Selectivity between two neurons is achievable using a single electrode. For a single stimulus parameter search, in either current or pulse-width, even for neurons with very similar activation transition regions, a CL technique can find the stimulus waveform that is able to selectively activate the lower threshold neuron. This selectivity is assured, however, only for the lower threshold neuron. For this reason, it is important that the full stimulus waveform space be exploited to differentially target neurons. Two-way selectivity is sometimes achievable between pairs of neurons using only a single stimulating electrode, but it is limited to those pairs in which the strength–duration curves cross one another.
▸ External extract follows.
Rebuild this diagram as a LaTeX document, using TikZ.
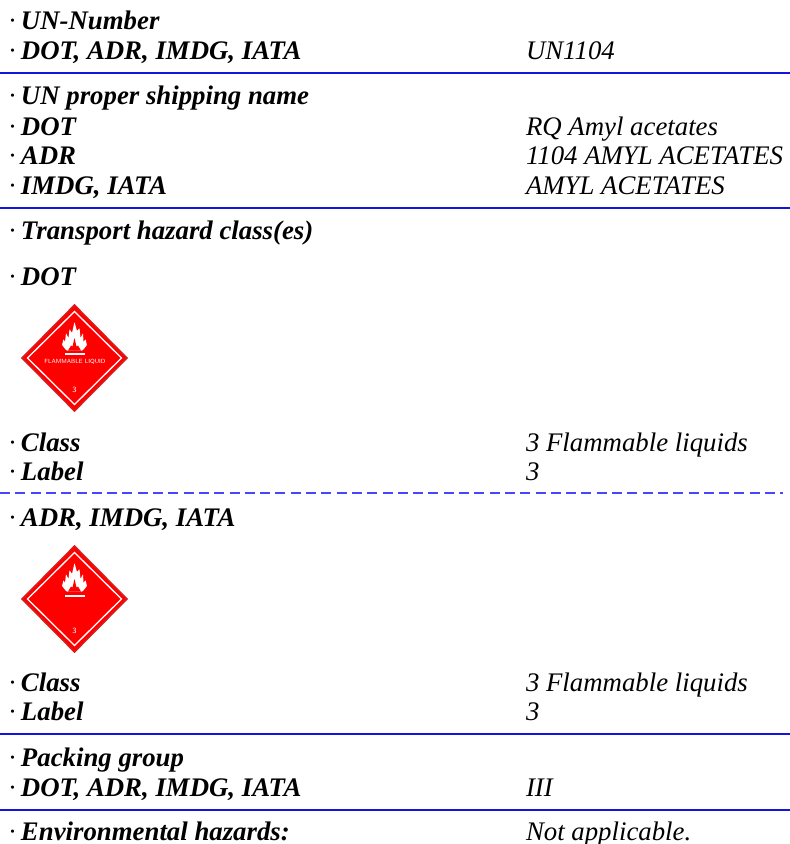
\documentclass[tikz,border=0pt]{standalone}
\usepackage{fontspec}
\setmainfont{Liberation Serif}
\definecolor{rulebl}{RGB}{20,20,225}
\definecolor{dashblue}{RGB}{70,70,255}
\definecolor{hazred}{RGB}{255,0,0}
\definecolor{hazedge}{RGB}{215,30,30}
\tikzset{
  lbl/.style={anchor=base west,inner sep=0pt,outer sep=0pt,font=\fontsize{26.8}{26.8}\selectfont\bfseries\itshape},
  val/.style={anchor=base west,inner sep=0pt,outer sep=0pt,font=\fontsize{26.8}{26.8}\selectfont\itshape},
  hrule/.style={draw=rulebl,line width=1.5pt},
  drule/.style={draw=dashblue,line width=1.6pt,dash pattern=on 10pt off 5.3pt},
  haz/.style={fill=hazred,draw=hazedge,line width=1.5pt},
  hazin/.style={draw=white,line width=1.3pt,fill=none},
  hazt/.style={inner sep=0pt,text=white}
}
\newcommand{\bul}{\makebox[12pt][l]{\normalfont\itshape\textperiodcentered}}
\newcommand{\hazsign}[2]{%
  \begin{scope}[shift={(74.5,#1)}]
    \path[haz] (0,-53) -- (52.5,0) -- (0,53) -- (-52.5,0) -- cycle;
    \path[hazin] (0,-46.5) -- (47,0) -- (0,46.5) -- (-47,0) -- cycle;
    \fill[white,rounded corners=0.7pt] (-8,-7.5) -- (-12.5,-13) -- (-11,-19) -- (-9.5,-16) -- (-8.5,-25)
      -- (-6,-20) -- (-5,-29) -- (-2.5,-25) -- (0,-36) -- (2.5,-27) -- (5,-30) -- (6,-20)
      -- (8.5,-25) -- (9,-16) -- (11,-19) -- (12.5,-13) -- (8,-7.5) -- cycle;
    \fill[hazred] (-6.5,-7.5) -- (-3.5,-12.5) -- (-2,-11.5) -- (0,-20) -- (2,-11.5) -- (3.5,-12.5) -- (6.5,-7.5) -- cycle;
    \fill[white] (-10,#2) rectangle (10,#2+1.7);
  \end{scope}}
\begin{document}
\begin{tikzpicture}[x=1pt,y=-1pt]
\useasboundingbox (0,0) rectangle (790,844);
\fill[white] (0,0) rectangle (790,844);
% section 1
\node[lbl] (a1) at (9,29) {\bul UN-Number};
\node[lbl] (a2) at (9,59) {\bul DOT, ADR, IMDG, IATA};
\node[val] (a3) at (526,59) {UN1104};
\path[hrule] (0,73) -- (790,73);
% section 2
\node[lbl] (b1) at (9,104) {\bul UN proper shipping name};
\node[lbl] (b2) at (9,135) {\bul DOT};
\node[val] (b3) at (526,135) {RQ Amyl acetates};
\node[lbl] (b4) at (9,164) {\bul ADR};
\node[val] (b5) at (526,164) {1104 AMYL ACETATES};
\node[lbl] (b6) at (9,194) {\bul IMDG, IATA};
\node[val] (b7) at (526,194) {AMYL ACETATES};
\path[hrule] (0,208) -- (790,208);
% section 3
\node[lbl] (c1) at (9,239) {\bul Transport hazard class(es)};
\node[lbl] (c2) at (9,285) {\bul DOT};
\hazsign{358}{-5}
\node[hazt,font=\fontsize{6}{6}\selectfont\sffamily] (c3) at (75,362) {FLAMMABLE LIQUID};
\node[hazt,font=\fontsize{8}{8}\selectfont\sffamily] (c4) at (74.5,390) {3};
\node[lbl] (c5) at (9,451) {\bul Class};
\node[val] (c6) at (526,451) {3 Flammable liquids};
\node[lbl] (c7) at (9,480) {\bul Label};
\node[val] (c8) at (526,480) {3};
\path[drule] (0,493) -- (783,493);
% section 4
\node[lbl] (d1) at (9,526) {\bul ADR, IMDG, IATA};
\hazsign{599}{-4}
\node[hazt,font=\fontsize{8}{8}\selectfont\sffamily] (d2) at (74.5,631) {3};
\node[lbl] (d3) at (9,691) {\bul Class};
\node[val] (d4) at (526,691) {3 Flammable liquids};
\node[lbl] (d5) at (9,720) {\bul Label};
\node[val] (d6) at (526,720) {3};
\path[hrule] (0,734) -- (790,734);
% section 5
\node[lbl] (e1) at (9,766) {\bul Packing group};
\node[lbl] (e2) at (9,796) {\bul DOT, ADR, IMDG, IATA};
\node[val] (e3) at (526,796) {III};
\path[hrule] (0,810) -- (790,810);
% section 6
\node[lbl] (f1) at (9,840) {\bul Environmental hazards:};
\node[val] (f2) at (526,840) {Not applicable.};
\end{tikzpicture}
\end{document}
The organization of the culture with respect to the stimulating electrode can be functionally measured in real-time to assess the achievable selectivity. Additionally, it is essential that the multi-parameter activation space be initially measured so that the delivered stimuli can then be optimized for improving the efficiency with which a population activation probability is measured. The techniques developed here can be used to improve the selectivity of a stimulus waveform by simultaneously stimulating on multiple electrodes, which enables a reversible selectivity.